CRISPR-Net: A Recurrent Convolutional Network Quantifies CRISPR Off-target Activities with Indels and Mismatches
This repository includes a recurrent convolutional neural network named CRISPR-Net for predicting the off-targets activities with insertions, deletions and mismatches in CRISPR/Cas9 gene editing. There are two command-line tools that can be used to quantify the off-target activities induced by CRISPR guide RNA. One is CRISPR_Net.py which can predict the off-target activities with indels and mismatches, the other is CRISPR_Net_Aggregate.py which aggregates the gRNA-target scores from CRISPR-Net into a single consensus off-target score.
CRISPR-Net was conducted by Python 3.6 and Keras 2.2.4 (using TensorFlow 1.12 backend)
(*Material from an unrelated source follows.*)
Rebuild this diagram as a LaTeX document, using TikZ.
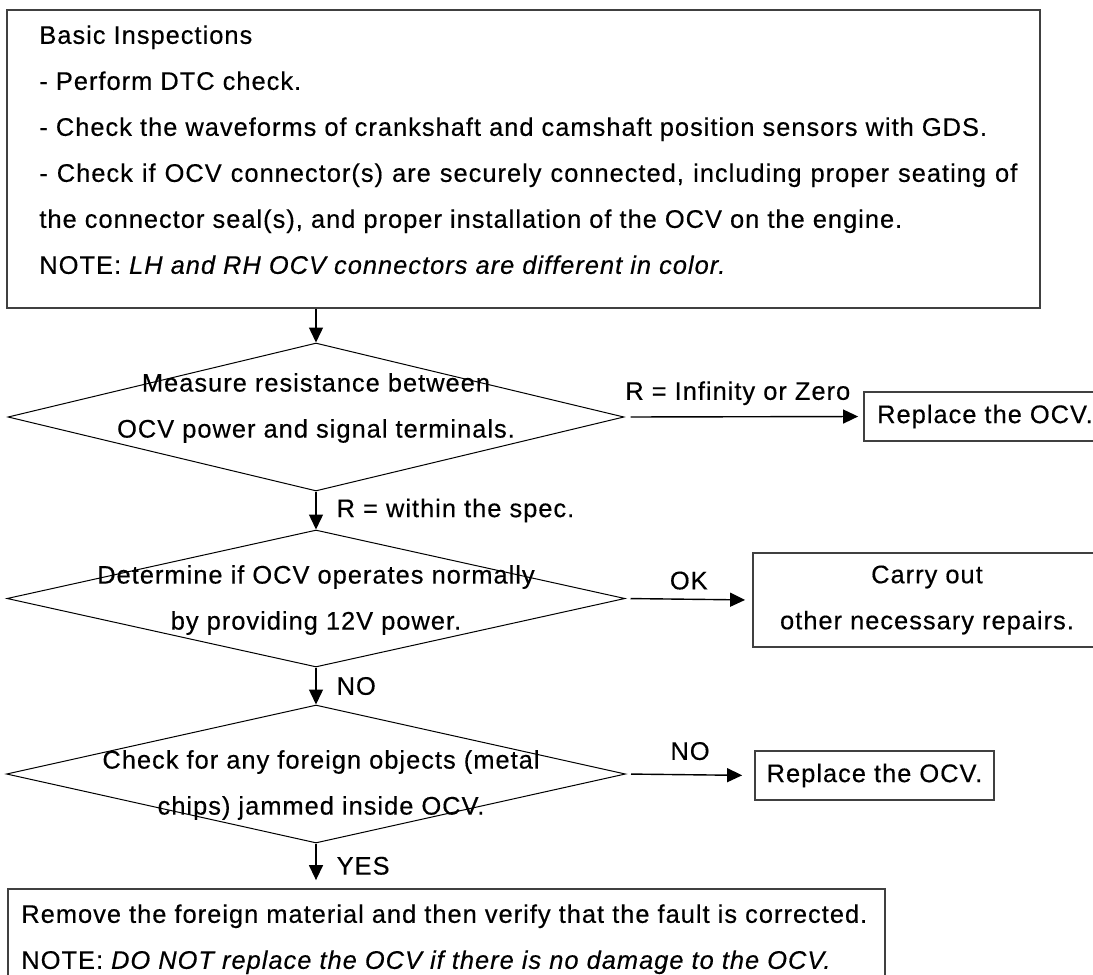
\documentclass[tikz,border=0pt]{standalone}
\usepackage{fontspec}
\setmainfont{Liberation Sans}[LetterSpace=4,FakeBold=0.4]
\usetikzlibrary{arrows.meta,shapes.geometric}

\begin{document}
\begin{tikzpicture}[
  x=0.5pt, y=-0.5pt,
  font=\fontsize{12.7}{23}\selectfont,
  box/.style={draw=black!75, line width=0.9pt, inner sep=0pt},
  decision/.style={draw, shape=diamond, line width=0.5pt, inner sep=0pt},
  qtext/.style={inner sep=0pt, align=center},
  plaintext/.style={inner sep=0pt, align=left},
  flow/.style={-{Triangle[length=7.5pt,width=7pt]}, line width=0.7pt},
  lbl/.style={inner sep=0pt}
]

% Canvas, 1093 x 975 px
\path[use as bounding box] (0,0) rectangle (1093,975);

% Basic inspections
\node[box, minimum width=516.5pt, minimum height=149pt] (inspect) at (523.5,159) {};
\node[plaintext, anchor=north west] (inspecttext) at (39,25) {Basic Inspections\\
  - Perform DTC check.\\
  - Check the waveforms of crankshaft and camshaft position sensors with GDS.\\
  \makebox[489pt][s]{- Check if OCV connector(s) are securely connected, including proper seating of}\\
  the connector seal(s), and proper installation of the OCV on the engine.\\
  NOTE: \textit{LH and RH OCV connectors are different in color.}};

% Decisions
\node[decision, minimum width=308pt, minimum height=74pt] (resist) at (316,417) {};
\node[qtext] (resisttext) at (316,408) {Measure resistance between\\OCV power and signal terminals.};

\node[decision, minimum width=309pt, minimum height=68.5pt] (operate) at (316,598.5) {};
\node[qtext] (operatetext) at (316,600) {Determine if OCV operates normally\\by providing 12V power.};

\node[decision, minimum width=309.5pt, minimum height=69pt] (foreign) at (316,774) {};
\node[qtext] (foreigntext) at (321,785) {Check for any foreign objects (metal\\chips) jammed inside OCV.};

% Results
\node[box, minimum width=121pt, minimum height=24.5pt] (replaceA) at (985,416.5) {Replace the OCV.};
\node[box, minimum width=174pt, minimum height=47pt, align=center] (repairs) at (927,600)
  {Carry out\\other necessary repairs.};
\node[box, minimum width=119.5pt, minimum height=24.5pt] (replaceB) at (874.5,775.5) {Replace the OCV.};

\node[box, minimum width=438.5pt, minimum height=54pt] (remove) at (446.5,943) {};
\node[plaintext, anchor=north west] (removetext) at (21,904)
  {Remove the foreign material and then verify that the fault is corrected.\\
  NOTE: \textit{DO NOT replace the OCV if there is no damage to the OCV.}};

% Flow
\draw[flow] (inspect.south -| resist.north) -- (resist.north);
\draw[flow] (resist.south) -- node[lbl, right=10pt] {R = within the spec.} (operate.north);
\draw[flow, shorten <=3pt, shorten >=2.5pt] (resist.east) --
  node[lbl, above=5.5pt, xshift=-3pt] {R = Infinity or Zero} (replaceA.west);

\draw[flow, shorten <=2.5pt, shorten >=3.5pt] (operate.east) --
  node[lbl, above=4.5pt] {OK} (repairs.west);
\draw[flow] (operate.south) -- node[lbl, right=10pt] {NO} (foreign.north);

\draw[flow, shorten <=2.5pt, shorten >=6pt] (foreign.east) --
  node[lbl, above=7pt] {NO} (replaceB.west);
\draw[flow, shorten >=4pt] (foreign.south) -- node[lbl, right=10pt] {YES} (foreign.south |- remove.north);

\end{tikzpicture}
\end{document}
Following Python packages should be installed:
scipy
numpy
pandas
scikit-learn
TensorFlow
Keras
CRISPR-Net can run with:
python CRISPR_net.py [-h] input_file
positional arguments: input_file
optional arguments: -h, --help show the help message and exit
Example input file:
GAGT_CCGAGCAGAAGAAGAATGG,GAGTACCAAGTAGAAGAAAAATTT
GTTGCCCCACAGGGCAGTAAAGG,GTGGACACCCCGGGCAGGAAAGG
GGGTGGGGGGAGTTTGCTCCCGG,GTGTGGGGTAAATTTGCTCCCAG
GGGTGGGGGGAGTTTGCTCCAGG,AGGTGGGGTGA_TTTGCTCCAGG
GATGGTAGATGGAGACTCAGNGG,GGTAGGAAATGGAGAGGCAGAGG
GAGTCCGAGCAGAAGAAGAAAGG,GAGTTAGAGCAGAAGAAGAAAGG
Save it as 'input.txt'.
Now you can run CRISPR-Net as following:
$> python ./CRISPR_net.py input.txt
...
Then output will be generated:
- The first column of the output file indicates the on-target sequence,
- The second column of the output file indicates the off-target sequence,
- The third column is the off-taget score predicted by CRISPR-Net
and saved to ./CRISPR_net_results.csv:
on_seq,off_seq,CRISPR_Net_score
GAGT_CCGAGCAGAAGAAGAATGG,GAGTACCAAGTAGAAGAAAAATTT,0.000000e+00
GTTGCCCCACAGGGCAGTAAAGG,GTGGACACCCCGGGCAGGAAAGG,1.490116e-07
GGGTGGGGGGAGTTTGCTCCCGG,GTGTGGGGTAAATTTGCTCCCAG,6.078471e-01
GGGTGGGGGGAGTTTGCTCCAGG,AGGTGGGGTGA_TTTGCTCCAGG,3.451956e-01
GATGGTAGATGGAGACTCAGNGG,GGTAGGAAATGGAGAGGCAGAGG,5.029583e-05
GAGTCCGAGCAGAAGAAGAAAGG,GAGTTAGAGCAGAAGAAGAAAGG,9.269089e-01
CRISPR-Net-aggregate can run with:
python CRISPR_net_aggregate.py gRNA_offTargets.csv
positional arguments: gRNA_offTargets.csv
optional arguments: -h, --help show the help message and exit
Example input file:
off_target,Gene_mark,on_target
GAACTAGCCTTGTATCCCAGGGA,RP4-669L17.10,GACCTTGCATTGTACCCGAGGGG
GAACTAGCCTTGTATCCCAGGGA,RP5-857K21.4,GACCTTGCATTGTACCCGAGGGG
GTGTTTGCAATGTACCCGTGTTG,TTLL10-AS1,6,1173076,GACCTTGCATTGTACCCGAGTGG
GACCTGTGGTTGTTCCTGAGAGG,,GACCTTGCATTGTACCCGAGAGG
GCCCTTGGATTGGCCGCGAGGGC,,GACCTTGCATTGTACCCGAGGGG
Save it as 'gRNA_offTargets.csv'.
Now you can run CRISPR-Net-Aggregate as following:
$> python ./CRISPR_Net_aggregate.py gRNA_offTargets.csv
...
Then off-target aggregate score will be generated.
You can try CRISPR-Net-Aggregate on the our example file (input_example/aggregate_example_GACCTTGCATTGTACCCGAG.csv) by:
python CRISPR_net_aggregate.py ./input_example/aggregate_example_GACCTTGCATTGTACCCGAG.csv
code/CRISPR_Net.py : Python script to run CRISPR-Net for predicting off-target activities with indels and mismathces
code/CRISPR_Net_Aggregate.py : Python script to run CRISPR-Net-Aggregate that aggregates the gRNA-target scores from CRISPR-Net into a single consensus off-target score.
code/evaluate_CRISPR_Net.py : Python script to retrain CRISPR-Net on any dataset in /data and evaluate its performance.